Sean McLoughlin: So Be It ★★★★☆

Middle-class mediocrity is a well-worn topic at the Fringe, but few tackle it with as much relish and originality as Sean McLoughlin. Inhabiting the role of a down-on-his-luck comic watching his professional peers race ahead of him, this thoughtful stand-up’s observations on Google, horse ownership and politics are laden with self-loathing. In a playful hour enlivened by McLoughlin’s undercurrent of anger, seemingly simple observations are teased to breaking point, as when a discussion of China’s state surveillance devolves into a discussion between him and his Huawei phone.
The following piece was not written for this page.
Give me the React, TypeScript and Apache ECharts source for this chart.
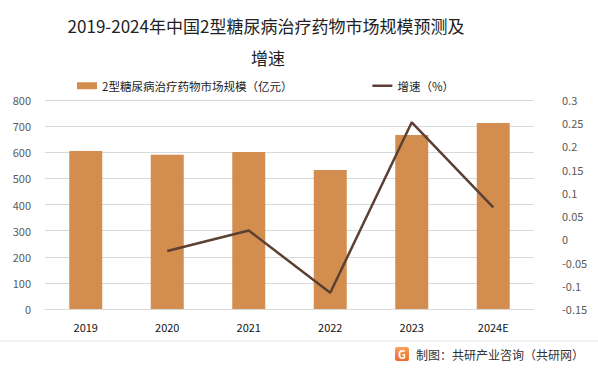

Unlike his more introspective peers, McLoughlin’s not all that interested in discussing his personal life, instead taking his foibles and attaching them to paranoias about the wider world. Even his marriage to a Canadian becomes a Kafkaesque well of bureaucracy and invasion of privacy when he’s forced to prove he’s not in a green-card marriage.
If all this sounds a bit heavy, the very opposite is the case. Every self-deprecating anecdote in McLoughlin’s arsenal is loaded with pithy one-liners, easy-going interactions with his audience and digressions that are machine-tooled to cram in as many gags as possible. This is a masterclass in wordplay and imagination. We caught McLoughlin on an off-night, a migraine threatening to cancel the gig entirely, but even at half-capacity this was A-grade material about the blemishes of an ordinary man turning the banality of life into cracking comic fodder.
Reviewed at Pleasance Courtyard as part of Edinburgh Fringe.